Stored data ->
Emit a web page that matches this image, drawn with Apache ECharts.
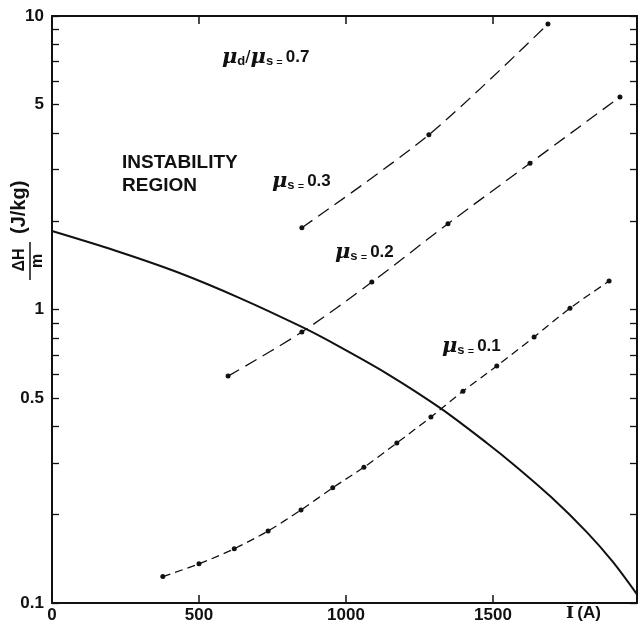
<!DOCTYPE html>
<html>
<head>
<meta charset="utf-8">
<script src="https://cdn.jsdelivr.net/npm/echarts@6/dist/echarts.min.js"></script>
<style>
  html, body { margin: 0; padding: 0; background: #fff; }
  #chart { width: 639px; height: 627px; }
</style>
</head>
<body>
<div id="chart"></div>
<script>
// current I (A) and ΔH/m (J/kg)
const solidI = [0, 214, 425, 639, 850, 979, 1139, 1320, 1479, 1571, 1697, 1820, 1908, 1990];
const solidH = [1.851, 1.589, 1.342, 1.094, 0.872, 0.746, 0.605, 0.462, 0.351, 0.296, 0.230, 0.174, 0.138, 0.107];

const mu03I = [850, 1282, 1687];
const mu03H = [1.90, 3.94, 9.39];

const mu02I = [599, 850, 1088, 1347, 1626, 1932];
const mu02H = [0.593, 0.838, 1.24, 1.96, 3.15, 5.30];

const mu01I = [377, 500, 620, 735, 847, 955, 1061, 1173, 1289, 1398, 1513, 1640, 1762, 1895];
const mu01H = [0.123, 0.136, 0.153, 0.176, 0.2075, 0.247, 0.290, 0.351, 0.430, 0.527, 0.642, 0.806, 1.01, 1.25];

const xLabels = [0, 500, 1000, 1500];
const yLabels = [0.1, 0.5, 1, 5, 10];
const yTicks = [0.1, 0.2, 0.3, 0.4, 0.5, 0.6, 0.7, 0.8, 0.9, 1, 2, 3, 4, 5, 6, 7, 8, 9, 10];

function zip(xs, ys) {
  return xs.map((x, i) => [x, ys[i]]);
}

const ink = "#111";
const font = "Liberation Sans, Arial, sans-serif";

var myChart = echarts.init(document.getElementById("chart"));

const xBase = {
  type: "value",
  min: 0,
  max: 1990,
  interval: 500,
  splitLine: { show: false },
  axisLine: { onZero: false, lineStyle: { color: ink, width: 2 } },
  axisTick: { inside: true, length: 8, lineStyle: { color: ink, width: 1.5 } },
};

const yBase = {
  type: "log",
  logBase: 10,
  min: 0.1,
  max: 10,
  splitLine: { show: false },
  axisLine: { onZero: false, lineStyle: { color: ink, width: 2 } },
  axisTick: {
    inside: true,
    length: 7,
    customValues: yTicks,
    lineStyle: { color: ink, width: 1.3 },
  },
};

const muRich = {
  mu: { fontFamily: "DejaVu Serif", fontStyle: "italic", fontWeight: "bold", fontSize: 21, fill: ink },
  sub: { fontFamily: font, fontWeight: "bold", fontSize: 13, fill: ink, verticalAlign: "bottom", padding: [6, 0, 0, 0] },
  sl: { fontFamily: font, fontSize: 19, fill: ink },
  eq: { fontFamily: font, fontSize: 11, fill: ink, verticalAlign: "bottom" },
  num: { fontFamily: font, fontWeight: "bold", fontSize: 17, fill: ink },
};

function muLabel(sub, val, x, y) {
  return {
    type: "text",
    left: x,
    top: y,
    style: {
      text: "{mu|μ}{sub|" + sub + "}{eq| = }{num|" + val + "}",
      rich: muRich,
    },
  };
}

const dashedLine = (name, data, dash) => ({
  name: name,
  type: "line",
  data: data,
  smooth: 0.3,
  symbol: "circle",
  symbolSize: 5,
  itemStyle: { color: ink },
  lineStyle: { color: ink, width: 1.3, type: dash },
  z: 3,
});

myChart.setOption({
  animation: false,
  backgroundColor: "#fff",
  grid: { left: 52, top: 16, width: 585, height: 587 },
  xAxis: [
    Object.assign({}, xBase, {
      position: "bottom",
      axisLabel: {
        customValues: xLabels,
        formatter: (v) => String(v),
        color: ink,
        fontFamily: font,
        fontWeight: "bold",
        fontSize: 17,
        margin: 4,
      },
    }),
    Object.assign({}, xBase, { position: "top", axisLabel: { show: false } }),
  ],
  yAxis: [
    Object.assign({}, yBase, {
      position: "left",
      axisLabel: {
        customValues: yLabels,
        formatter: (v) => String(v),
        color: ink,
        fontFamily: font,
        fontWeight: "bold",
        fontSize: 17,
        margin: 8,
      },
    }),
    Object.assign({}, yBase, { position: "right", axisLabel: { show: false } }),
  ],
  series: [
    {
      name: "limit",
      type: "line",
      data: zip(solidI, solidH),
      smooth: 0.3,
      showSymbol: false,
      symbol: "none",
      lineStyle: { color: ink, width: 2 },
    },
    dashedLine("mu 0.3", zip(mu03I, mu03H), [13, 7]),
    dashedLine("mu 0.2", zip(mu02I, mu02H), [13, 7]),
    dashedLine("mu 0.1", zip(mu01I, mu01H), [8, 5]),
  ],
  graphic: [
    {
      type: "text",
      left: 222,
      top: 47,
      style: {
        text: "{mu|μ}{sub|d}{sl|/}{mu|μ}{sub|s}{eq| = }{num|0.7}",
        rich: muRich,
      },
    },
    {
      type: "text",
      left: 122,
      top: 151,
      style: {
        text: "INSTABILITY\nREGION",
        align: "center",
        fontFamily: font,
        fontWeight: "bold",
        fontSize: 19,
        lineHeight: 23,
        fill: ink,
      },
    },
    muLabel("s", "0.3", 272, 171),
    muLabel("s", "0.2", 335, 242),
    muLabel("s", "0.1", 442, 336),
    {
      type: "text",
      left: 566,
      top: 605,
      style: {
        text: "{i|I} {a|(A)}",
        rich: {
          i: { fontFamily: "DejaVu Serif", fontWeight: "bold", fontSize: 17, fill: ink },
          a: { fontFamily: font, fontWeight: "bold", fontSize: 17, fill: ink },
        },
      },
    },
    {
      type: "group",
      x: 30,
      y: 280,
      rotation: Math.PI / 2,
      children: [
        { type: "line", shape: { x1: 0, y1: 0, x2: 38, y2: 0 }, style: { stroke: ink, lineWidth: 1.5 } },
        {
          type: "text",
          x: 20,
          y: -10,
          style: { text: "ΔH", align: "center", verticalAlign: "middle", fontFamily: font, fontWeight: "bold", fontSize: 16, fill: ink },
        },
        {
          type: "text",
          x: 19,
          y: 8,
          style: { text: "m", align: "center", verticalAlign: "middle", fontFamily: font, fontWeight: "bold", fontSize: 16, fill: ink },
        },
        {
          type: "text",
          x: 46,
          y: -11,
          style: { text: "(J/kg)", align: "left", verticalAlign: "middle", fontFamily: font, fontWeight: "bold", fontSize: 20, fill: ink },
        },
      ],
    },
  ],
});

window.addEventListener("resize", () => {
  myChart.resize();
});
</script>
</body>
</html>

Work required -> Exactly as written, return every line of the listing, but not the pictures.

Solution for this task ->
Emit a web page that matches this image, drawn with Apache ECharts.
<!DOCTYPE html>
<html>
<head>
<meta charset="utf-8">
<script src="https://cdn.jsdelivr.net/npm/echarts@6/dist/echarts.min.js"></script>
<style>
  html, body { margin: 0; padding: 0; background: #fff; }
  #chart { width: 639px; height: 627px; }
</style>
</head>
<body>
<div id="chart"></div>
<script>
// current I (A) and ΔH/m (J/kg)
const solidI = [0, 214, 425, 639, 850, 979, 1139, 1320, 1479, 1571, 1697, 1820, 1908, 1990];
const solidH = [1.851, 1.589, 1.342, 1.094, 0.872, 0.746, 0.605, 0.462, 0.351, 0.296, 0.230, 0.174, 0.138, 0.107];

const mu03I = [850, 1282, 1687];
const mu03H = [1.90, 3.94, 9.39];

const mu02I = [599, 850, 1088, 1347, 1626, 1932];
const mu02H = [0.593, 0.838, 1.24, 1.96, 3.15, 5.30];

const mu01I = [377, 500, 620, 735, 847, 955, 1061, 1173, 1289, 1398, 1513, 1640, 1762, 1895];
const mu01H = [0.123, 0.136, 0.153, 0.176, 0.2075, 0.247, 0.290, 0.351, 0.430, 0.527, 0.642, 0.806, 1.01, 1.25];

const xLabels = [0, 500, 1000, 1500];
const yLabels = [0.1, 0.5, 1, 5, 10];
const yTicks = [0.1, 0.2, 0.3, 0.4, 0.5, 0.6, 0.7, 0.8, 0.9, 1, 2, 3, 4, 5, 6, 7, 8, 9, 10];

function zip(xs, ys) {
  return xs.map((x, i) => [x, ys[i]]);
}

const ink = "#111";
const font = "Liberation Sans, Arial, sans-serif";

var myChart = echarts.init(document.getElementById("chart"));

const xBase = {
  type: "value",
  min: 0,
  max: 1990,
  interval: 500,
  splitLine: { show: false },
  axisLine: { onZero: false, lineStyle: { color: ink, width: 2 } },
  axisTick: { inside: true, length: 8, lineStyle: { color: ink, width: 1.5 } },
};

const yBase = {
  type: "log",
  logBase: 10,
  min: 0.1,
  max: 10,
  splitLine: { show: false },
  axisLine: { onZero: false, lineStyle: { color: ink, width: 2 } },
  axisTick: {
    inside: true,
    length: 7,
    customValues: yTicks,
    lineStyle: { color: ink, width: 1.3 },
  },
};

const muRich = {
  mu: { fontFamily: "DejaVu Serif", fontStyle: "italic", fontWeight: "bold", fontSize: 21, fill: ink },
  sub: { fontFamily: font, fontWeight: "bold", fontSize: 13, fill: ink, verticalAlign: "bottom", padding: [6, 0, 0, 0] },
  sl: { fontFamily: font, fontSize: 19, fill: ink },
  eq: { fontFamily: font, fontSize: 11, fill: ink, verticalAlign: "bottom" },
  num: { fontFamily: font, fontWeight: "bold", fontSize: 17, fill: ink },
};

function muLabel(sub, val, x, y) {
  return {
    type: "text",
    left: x,
    top: y,
    style: {
      text: "{mu|μ}{sub|" + sub + "}{eq| = }{num|" + val + "}",
      rich: muRich,
    },
  };
}

const dashedLine = (name, data, dash) => ({
  name: name,
  type: "line",
  data: data,
  smooth: 0.3,
  symbol: "circle",
  symbolSize: 5,
  itemStyle: { color: ink },
  lineStyle: { color: ink, width: 1.3, type: dash },
  z: 3,
});

myChart.setOption({
  animation: false,
  backgroundColor: "#fff",
  grid: { left: 52, top: 16, width: 585, height: 587 },
  xAxis: [
    Object.assign({}, xBase, {
      position: "bottom",
      axisLabel: {
        customValues: xLabels,
        formatter: (v) => String(v),
        color: ink,
        fontFamily: font,
        fontWeight: "bold",
        fontSize: 17,
        margin: 4,
      },
    }),
    Object.assign({}, xBase, { position: "top", axisLabel: { show: false } }),
  ],
  yAxis: [
    Object.assign({}, yBase, {
      position: "left",
      axisLabel: {
        customValues: yLabels,
        formatter: (v) => String(v),
        color: ink,
        fontFamily: font,
        fontWeight: "bold",
        fontSize: 17,
        margin: 8,
      },
    }),
    Object.assign({}, yBase, { position: "right", axisLabel: { show: false } }),
  ],
  series: [
    {
      name: "limit",
      type: "line",
      data: zip(solidI, solidH),
      smooth: 0.3,
      showSymbol: false,
      symbol: "none",
      lineStyle: { color: ink, width: 2 },
    },
    dashedLine("mu 0.3", zip(mu03I, mu03H), [13, 7]),
    dashedLine("mu 0.2", zip(mu02I, mu02H), [13, 7]),
    dashedLine("mu 0.1", zip(mu01I, mu01H), [8, 5]),
  ],
  graphic: [
    {
      type: "text",
      left: 222,
      top: 47,
      style: {
        text: "{mu|μ}{sub|d}{sl|/}{mu|μ}{sub|s}{eq| = }{num|0.7}",
        rich: muRich,
      },
    },
    {
      type: "text",
      left: 122,
      top: 151,
      style: {
        text: "INSTABILITY\nREGION",
        align: "center",
        fontFamily: font,
        fontWeight: "bold",
        fontSize: 19,
        lineHeight: 23,
        fill: ink,
      },
    },
    muLabel("s", "0.3", 272, 171),
    muLabel("s", "0.2", 335, 242),
    muLabel("s", "0.1", 442, 336),
    {
      type: "text",
      left: 566,
      top: 605,
      style: {
        text: "{i|I} {a|(A)}",
        rich: {
          i: { fontFamily: "DejaVu Serif", fontWeight: "bold", fontSize: 17, fill: ink },
          a: { fontFamily: font, fontWeight: "bold", fontSize: 17, fill: ink },
        },
      },
    },
    {
      type: "group",
      x: 30,
      y: 280,
      rotation: Math.PI / 2,
      children: [
        { type: "line", shape: { x1: 0, y1: 0, x2: 38, y2: 0 }, style: { stroke: ink, lineWidth: 1.5 } },
        {
          type: "text",
          x: 20,
          y: -10,
          style: { text: "ΔH", align: "center", verticalAlign: "middle", fontFamily: font, fontWeight: "bold", fontSize: 16, fill: ink },
        },
        {
          type: "text",
          x: 19,
          y: 8,
          style: { text: "m", align: "center", verticalAlign: "middle", fontFamily: font, fontWeight: "bold", fontSize: 16, fill: ink },
        },
        {
          type: "text",
          x: 46,
          y: -11,
          style: { text: "(J/kg)", align: "left", verticalAlign: "middle", fontFamily: font, fontWeight: "bold", fontSize: 20, fill: ink },
        },
      ],
    },
  ],
});

window.addEventListener("resize", () => {
  myChart.resize();
});
</script>
</body>
</html>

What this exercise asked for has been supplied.